Monitor Delta-T Continuously
You don't need an AI platform for this. Basic BMS trending of supply and return temperatures across each CRAC unit tells you everything. If delta-T drops below 15°F, something changed — investigate before it becomes a death spiral.
Then — Maybe — Add AI
Once steps 1–5 are done and your PUE is at 1.3–1.5, AI-driven optimization can squeeze out another 5–15%. At this point, the investment makes sense because the AI is optimizing a sound system, not compensating for a broken one.
The Bottom Line
The data center industry has a shiny-object problem. AI is transforming workloads, driving unprecedented density demands, and reshaping how we think about infrastructure. But the laws of thermodynamics haven't been updated by a large language model. Heat still rises. Air still follows the path of least resistance. Delta-T still determines whether your CRAC units are working efficiently or burning money.

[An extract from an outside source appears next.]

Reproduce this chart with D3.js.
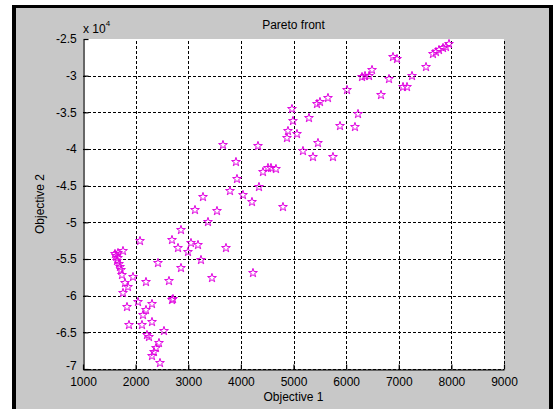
<!DOCTYPE html>
<html>
<head>
<meta charset="utf-8">
<script src="https://cdn.jsdelivr.net/npm/d3@7"></script>
<style>
  html, body { margin: 0; padding: 0; background: #ffffff; }
  svg { display: block; }
  text { font-family: "Liberation Sans", Arial, Helvetica, sans-serif; fill: #000; }
</style>
</head>
<body>
<svg id="chart" width="553" height="409"></svg>
<script>
// ---- data ----
const obj1 = [
  7955, 7897, 7841, 7765, 7707, 7650, 7518, 7252, 7157, 7081,
  6967, 6891, 6815, 6663, 6492, 6435, 6359, 6302, 6017, 5655,
  5503, 5446, 4971, 6226, 5294, 4990, 5884, 6168, 4895, 5066,
  4876, 5465, 5180, 5370, 5750,
  3660, 4325, 3907, 4420, 4515, 4572, 4667, 3926, 4344, 3793,
  4040, 4211, 4800, 3280, 3128, 3546, 3375, 3052, 3185, 2995,
  3717, 3242, 4230, 3451,
  2862, 2083, 2691, 2805, 2425, 2862, 2634, 2197, 1950, 1855,
  1798, 1760, 2710, 2691, 2045, 2311, 1836, 2197, 2140, 2311,
  1874, 2121, 2539, 2216, 2254, 2444, 2387, 2349, 2311, 2463,
  1760, 1665, 1627, 1665, 1646, 1684, 1703, 1722, 1741, 1608
];
const obj2 = [
  -25682, -26091, -26227, -26500, -26773, -27045, -28818, -30045, -31545, -31545,
  -27727, -27455, -30455, -32636, -29227, -30045, -30045, -30182, -31955, -33045,
  -33591, -33864, -34545, -35227, -35773, -36182, -36864, -37000, -37545, -37955,
  -38500, -39182, -40273, -41091, -41091,
  -39455, -39591, -41773, -43136, -42591, -42591, -42727, -44091, -45182, -45727,
  -46273, -47227, -47909, -46545, -48318, -48455, -49955, -52818, -53091, -54045,
  -53500, -55136, -56909, -57591,
  -51045, -52545, -52409, -53500, -55545, -56227, -58000, -58136, -57455, -58818,
  -58273, -59636, -60455, -60591, -60864, -61136, -61545, -61955, -62636, -63591,
  -64000, -64000, -64818, -65364, -65636, -66455, -67136, -67682, -68227, -69182,
  -53909, -54182, -54591, -54864, -55273, -55682, -56091, -56500, -57182, -54318
];
const xTicks = [1000, 2000, 3000, 4000, 5000, 6000, 7000, 8000, 9000];
const yTicks = [-25000, -30000, -35000, -40000, -45000, -50000, -55000, -60000, -65000, -70000];
const titleText = "Pareto front";
const xLabel = "Objective 1";
const yLabel = "Objective 2";

// ---- layout ----
const svg = d3.select("#chart");
const L = 83, R = 504, T = 39, B = 369;

// window frame
svg.append("rect").attr("x", 12).attr("y", 5).attr("width", 541).attr("height", 404)
  .attr("fill", "#c8c8c8");
svg.append("rect").attr("x", 12).attr("y", 5).attr("width", 4).attr("height", 404).attr("fill", "#000");
svg.append("rect").attr("x", 12).attr("y", 5).attr("width", 541).attr("height", 3).attr("fill", "#000");
svg.append("rect").attr("x", 549).attr("y", 5).attr("width", 4).attr("height", 404).attr("fill", "#000");

// plot area
svg.append("rect").attr("x", L).attr("y", T).attr("width", R - L).attr("height", B - T)
  .attr("fill", "#ffffff");

const x = d3.scaleLinear().domain([1000, 9000]).range([L, R]);
const y = d3.scaleLinear().domain([-70000, -25000]).range([B, T]);

// grid
const grid = svg.append("g").attr("stroke", "#000").attr("stroke-width", 1)
  .attr("stroke-dasharray", "3,2").attr("shape-rendering", "crispEdges");
grid.selectAll("line.gx").data(xTicks.slice(1)).join("line")
  .attr("x1", d => Math.round(x(d)) + 0.5).attr("x2", d => Math.round(x(d)) + 0.5)
  .attr("y1", B).attr("y2", T);
grid.selectAll("line.gy").data(yTicks.slice(1)).join("line")
  .attr("y1", d => Math.round(y(d)) + 0.5).attr("y2", d => Math.round(y(d)) + 0.5)
  .attr("x1", L).attr("x2", R);

// axes
const xAxis = d3.axisBottom(x).tickValues(xTicks).tickSizeInner(-5).tickSizeOuter(0)
  .tickPadding(8).tickFormat(d3.format("d"));
const gx = svg.append("g").attr("transform", `translate(0,${B + 0.5})`).call(xAxis);
const yAxis = d3.axisLeft(y).tickValues(yTicks).tickSizeInner(-5).tickSizeOuter(0)
  .tickPadding(8).tickFormat(d => String(d / 10000));
const gy = svg.append("g").attr("transform", `translate(${L + 0.5},0)`).call(yAxis);
[gx, gy].forEach(g => {
  g.selectAll("path.domain").attr("stroke", "#000").attr("stroke-width", 1.2);
  g.selectAll(".tick line").attr("stroke", "#000").attr("stroke-width", 1.2);
  g.selectAll(".tick text").attr("font-size", 12).attr("fill", "#000")
    .attr("font-family", "'Liberation Sans', Arial, sans-serif");
});
gy.selectAll(".tick text").attr("dx", "0.1em");
// lowest y label sits just above the first x label, as in the reference
gy.selectAll(".tick text").filter(d => d === yTicks[yTicks.length - 1])
  .attr("y", -3);

// exponent label
const ex = svg.append("text").attr("x", L).attr("y", 33).attr("font-size", 12);
ex.append("tspan").text("x 10");
ex.append("tspan").attr("dy", -7).attr("font-size", 8).text("4");

// title and labels
svg.append("text").attr("x", (L + R) / 2).attr("y", 29).attr("text-anchor", "middle")
  .attr("font-size", 12).text(titleText);
svg.append("text").attr("x", (L + R) / 2).attr("y", 401).attr("text-anchor", "middle")
  .attr("font-size", 12).text(xLabel);
svg.append("text").attr("transform", `translate(44,${(T + B) / 2}) rotate(-90)`)
  .attr("text-anchor", "middle").attr("font-size", 12).text(yLabel);

// markers
const star = d3.symbol().type(d3.symbolStar).size(24);
svg.append("g").selectAll("path").data(obj1.map((v, i) => [v, obj2[i]])).join("path")
  .attr("transform", d => `translate(${x(d[0])},${y(d[1])})`)
  .attr("d", star)
  .attr("fill", "none").attr("stroke", "#e000e0").attr("stroke-width", 1);
</script>
</body>
</html>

For 95% of data centers, the path to cooling efficiency runs through containment curtains and blanking panels, not convolutional neural networks. Fix the physics first. The AI will still be there when you're ready for it — and it'll work a lot better on a facility that isn't bleeding conditioned air through every unsealed cable cutout in the floor.
Your data center doesn't need AI to stay cool. It needs an operator who understands airflow.